--- Data shown ---
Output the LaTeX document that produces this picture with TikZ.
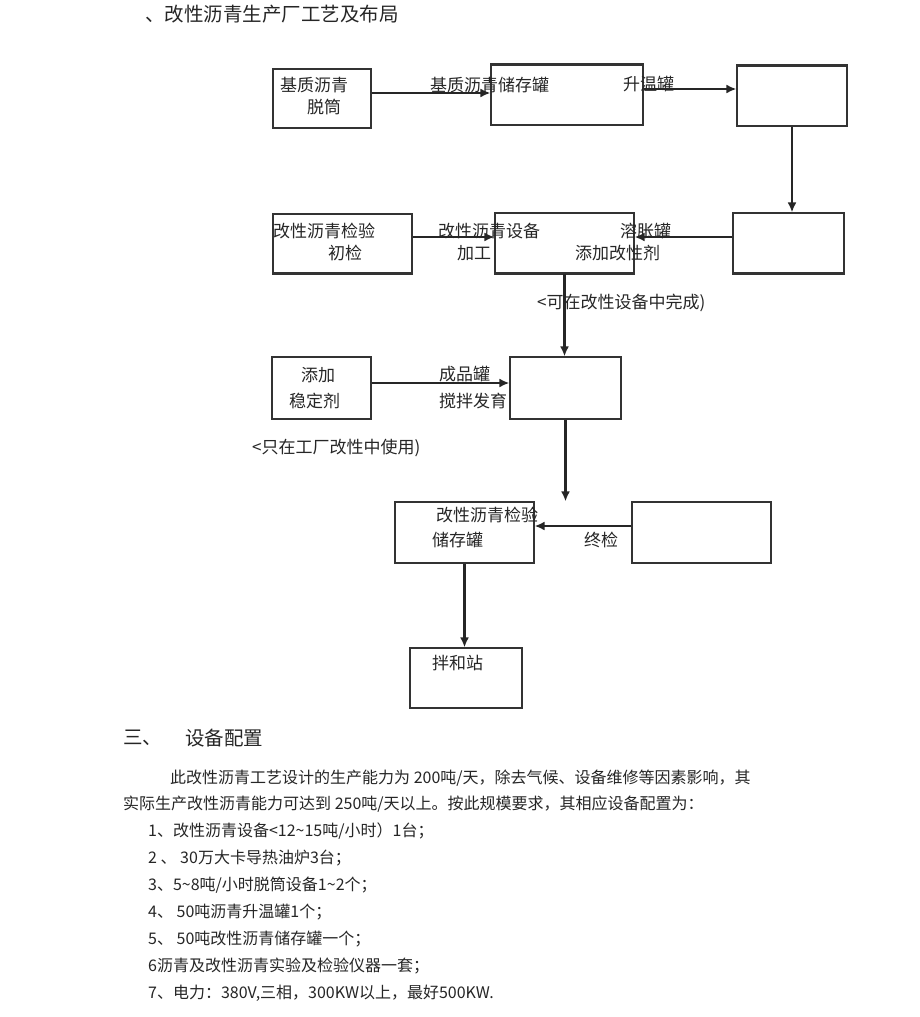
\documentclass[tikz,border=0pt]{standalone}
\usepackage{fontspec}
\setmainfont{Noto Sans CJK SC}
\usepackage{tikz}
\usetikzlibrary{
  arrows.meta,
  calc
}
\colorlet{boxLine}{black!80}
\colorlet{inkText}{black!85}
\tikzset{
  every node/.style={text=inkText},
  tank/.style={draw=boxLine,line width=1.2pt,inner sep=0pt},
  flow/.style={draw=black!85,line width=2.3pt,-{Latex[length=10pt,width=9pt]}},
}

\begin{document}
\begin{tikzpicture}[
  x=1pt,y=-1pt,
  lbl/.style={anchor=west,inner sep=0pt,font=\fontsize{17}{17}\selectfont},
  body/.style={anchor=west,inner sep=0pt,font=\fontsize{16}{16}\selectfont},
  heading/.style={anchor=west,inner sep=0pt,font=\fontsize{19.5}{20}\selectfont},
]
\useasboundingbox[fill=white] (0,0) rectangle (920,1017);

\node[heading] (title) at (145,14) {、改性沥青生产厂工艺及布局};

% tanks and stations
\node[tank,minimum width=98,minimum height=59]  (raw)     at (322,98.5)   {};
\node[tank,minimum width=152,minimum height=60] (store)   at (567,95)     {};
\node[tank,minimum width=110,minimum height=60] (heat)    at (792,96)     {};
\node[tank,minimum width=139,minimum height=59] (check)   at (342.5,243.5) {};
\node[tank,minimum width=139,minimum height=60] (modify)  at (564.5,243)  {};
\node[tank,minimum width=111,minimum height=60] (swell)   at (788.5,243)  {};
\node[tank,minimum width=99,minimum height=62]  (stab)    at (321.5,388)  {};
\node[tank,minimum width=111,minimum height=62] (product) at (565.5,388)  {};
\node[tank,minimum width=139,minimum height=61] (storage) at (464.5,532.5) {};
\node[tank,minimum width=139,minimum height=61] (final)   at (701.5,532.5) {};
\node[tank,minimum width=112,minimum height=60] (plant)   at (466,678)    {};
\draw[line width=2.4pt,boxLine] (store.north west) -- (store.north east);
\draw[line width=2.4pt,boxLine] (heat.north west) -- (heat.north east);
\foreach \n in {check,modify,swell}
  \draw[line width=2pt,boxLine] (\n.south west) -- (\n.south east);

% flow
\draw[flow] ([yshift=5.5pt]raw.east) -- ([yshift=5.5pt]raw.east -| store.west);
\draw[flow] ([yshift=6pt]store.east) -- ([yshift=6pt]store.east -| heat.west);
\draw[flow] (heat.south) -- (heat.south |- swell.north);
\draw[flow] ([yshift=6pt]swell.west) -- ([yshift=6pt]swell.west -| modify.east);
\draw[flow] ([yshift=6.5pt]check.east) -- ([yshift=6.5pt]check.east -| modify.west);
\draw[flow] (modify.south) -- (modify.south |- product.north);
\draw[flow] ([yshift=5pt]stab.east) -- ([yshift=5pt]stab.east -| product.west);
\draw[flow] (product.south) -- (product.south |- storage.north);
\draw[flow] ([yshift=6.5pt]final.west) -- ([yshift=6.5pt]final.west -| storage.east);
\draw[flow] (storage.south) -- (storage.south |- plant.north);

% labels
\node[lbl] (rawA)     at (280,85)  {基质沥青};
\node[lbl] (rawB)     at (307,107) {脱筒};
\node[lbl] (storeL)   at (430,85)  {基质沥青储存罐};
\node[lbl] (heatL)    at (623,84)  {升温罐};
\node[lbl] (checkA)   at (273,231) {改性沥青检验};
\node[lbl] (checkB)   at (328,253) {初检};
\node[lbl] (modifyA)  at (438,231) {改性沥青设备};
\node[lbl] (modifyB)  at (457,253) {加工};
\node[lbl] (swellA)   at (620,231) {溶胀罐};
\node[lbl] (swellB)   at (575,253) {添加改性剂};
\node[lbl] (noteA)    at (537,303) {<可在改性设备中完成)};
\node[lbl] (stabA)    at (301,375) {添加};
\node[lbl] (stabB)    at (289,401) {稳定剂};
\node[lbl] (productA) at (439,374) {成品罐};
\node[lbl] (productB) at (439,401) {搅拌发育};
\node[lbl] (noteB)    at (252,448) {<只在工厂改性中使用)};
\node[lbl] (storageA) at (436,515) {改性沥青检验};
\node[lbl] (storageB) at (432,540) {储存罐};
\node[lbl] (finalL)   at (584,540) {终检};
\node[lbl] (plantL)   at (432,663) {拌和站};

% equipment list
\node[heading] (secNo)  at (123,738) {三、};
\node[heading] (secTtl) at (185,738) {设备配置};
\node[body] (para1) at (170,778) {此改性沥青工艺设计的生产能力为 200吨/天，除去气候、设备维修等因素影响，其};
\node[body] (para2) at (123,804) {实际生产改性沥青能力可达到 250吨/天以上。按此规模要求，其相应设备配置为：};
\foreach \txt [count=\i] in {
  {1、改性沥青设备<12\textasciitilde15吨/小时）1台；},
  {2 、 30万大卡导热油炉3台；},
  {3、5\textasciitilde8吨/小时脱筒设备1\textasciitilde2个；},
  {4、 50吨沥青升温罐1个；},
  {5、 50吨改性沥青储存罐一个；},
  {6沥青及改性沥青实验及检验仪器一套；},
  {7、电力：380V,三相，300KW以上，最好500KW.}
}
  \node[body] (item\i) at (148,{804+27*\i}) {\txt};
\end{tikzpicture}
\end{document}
---
- [Exercise brief]:
Return the material word for word. Pictures are not part of the copy.

- [Written reply]:
Output the LaTeX document that produces this picture with TikZ.
\documentclass[tikz,border=0pt]{standalone}
\usepackage{fontspec}
\setmainfont{Noto Sans CJK SC}
\usepackage{tikz}
\usetikzlibrary{
  arrows.meta,
  calc
}
\colorlet{boxLine}{black!80}
\colorlet{inkText}{black!85}
\tikzset{
  every node/.style={text=inkText},
  tank/.style={draw=boxLine,line width=1.2pt,inner sep=0pt},
  flow/.style={draw=black!85,line width=2.3pt,-{Latex[length=10pt,width=9pt]}},
}

\begin{document}
\begin{tikzpicture}[
  x=1pt,y=-1pt,
  lbl/.style={anchor=west,inner sep=0pt,font=\fontsize{17}{17}\selectfont},
  body/.style={anchor=west,inner sep=0pt,font=\fontsize{16}{16}\selectfont},
  heading/.style={anchor=west,inner sep=0pt,font=\fontsize{19.5}{20}\selectfont},
]
\useasboundingbox[fill=white] (0,0) rectangle (920,1017);

\node[heading] (title) at (145,14) {、改性沥青生产厂工艺及布局};

% tanks and stations
\node[tank,minimum width=98,minimum height=59]  (raw)     at (322,98.5)   {};
\node[tank,minimum width=152,minimum height=60] (store)   at (567,95)     {};
\node[tank,minimum width=110,minimum height=60] (heat)    at (792,96)     {};
\node[tank,minimum width=139,minimum height=59] (check)   at (342.5,243.5) {};
\node[tank,minimum width=139,minimum height=60] (modify)  at (564.5,243)  {};
\node[tank,minimum width=111,minimum height=60] (swell)   at (788.5,243)  {};
\node[tank,minimum width=99,minimum height=62]  (stab)    at (321.5,388)  {};
\node[tank,minimum width=111,minimum height=62] (product) at (565.5,388)  {};
\node[tank,minimum width=139,minimum height=61] (storage) at (464.5,532.5) {};
\node[tank,minimum width=139,minimum height=61] (final)   at (701.5,532.5) {};
\node[tank,minimum width=112,minimum height=60] (plant)   at (466,678)    {};
\draw[line width=2.4pt,boxLine] (store.north west) -- (store.north east);
\draw[line width=2.4pt,boxLine] (heat.north west) -- (heat.north east);
\foreach \n in {check,modify,swell}
  \draw[line width=2pt,boxLine] (\n.south west) -- (\n.south east);

% flow
\draw[flow] ([yshift=5.5pt]raw.east) -- ([yshift=5.5pt]raw.east -| store.west);
\draw[flow] ([yshift=6pt]store.east) -- ([yshift=6pt]store.east -| heat.west);
\draw[flow] (heat.south) -- (heat.south |- swell.north);
\draw[flow] ([yshift=6pt]swell.west) -- ([yshift=6pt]swell.west -| modify.east);
\draw[flow] ([yshift=6.5pt]check.east) -- ([yshift=6.5pt]check.east -| modify.west);
\draw[flow] (modify.south) -- (modify.south |- product.north);
\draw[flow] ([yshift=5pt]stab.east) -- ([yshift=5pt]stab.east -| product.west);
\draw[flow] (product.south) -- (product.south |- storage.north);
\draw[flow] ([yshift=6.5pt]final.west) -- ([yshift=6.5pt]final.west -| storage.east);
\draw[flow] (storage.south) -- (storage.south |- plant.north);

% labels
\node[lbl] (rawA)     at (280,85)  {基质沥青};
\node[lbl] (rawB)     at (307,107) {脱筒};
\node[lbl] (storeL)   at (430,85)  {基质沥青储存罐};
\node[lbl] (heatL)    at (623,84)  {升温罐};
\node[lbl] (checkA)   at (273,231) {改性沥青检验};
\node[lbl] (checkB)   at (328,253) {初检};
\node[lbl] (modifyA)  at (438,231) {改性沥青设备};
\node[lbl] (modifyB)  at (457,253) {加工};
\node[lbl] (swellA)   at (620,231) {溶胀罐};
\node[lbl] (swellB)   at (575,253) {添加改性剂};
\node[lbl] (noteA)    at (537,303) {<可在改性设备中完成)};
\node[lbl] (stabA)    at (301,375) {添加};
\node[lbl] (stabB)    at (289,401) {稳定剂};
\node[lbl] (productA) at (439,374) {成品罐};
\node[lbl] (productB) at (439,401) {搅拌发育};
\node[lbl] (noteB)    at (252,448) {<只在工厂改性中使用)};
\node[lbl] (storageA) at (436,515) {改性沥青检验};
\node[lbl] (storageB) at (432,540) {储存罐};
\node[lbl] (finalL)   at (584,540) {终检};
\node[lbl] (plantL)   at (432,663) {拌和站};

% equipment list
\node[heading] (secNo)  at (123,738) {三、};
\node[heading] (secTtl) at (185,738) {设备配置};
\node[body] (para1) at (170,778) {此改性沥青工艺设计的生产能力为 200吨/天，除去气候、设备维修等因素影响，其};
\node[body] (para2) at (123,804) {实际生产改性沥青能力可达到 250吨/天以上。按此规模要求，其相应设备配置为：};
\foreach \txt [count=\i] in {
  {1、改性沥青设备<12\textasciitilde15吨/小时）1台；},
  {2 、 30万大卡导热油炉3台；},
  {3、5\textasciitilde8吨/小时脱筒设备1\textasciitilde2个；},
  {4、 50吨沥青升温罐1个；},
  {5、 50吨改性沥青储存罐一个；},
  {6沥青及改性沥青实验及检验仪器一套；},
  {7、电力：380V,三相，300KW以上，最好500KW.}
}
  \node[body] (item\i) at (148,{804+27*\i}) {\txt};
\end{tikzpicture}
\end{document}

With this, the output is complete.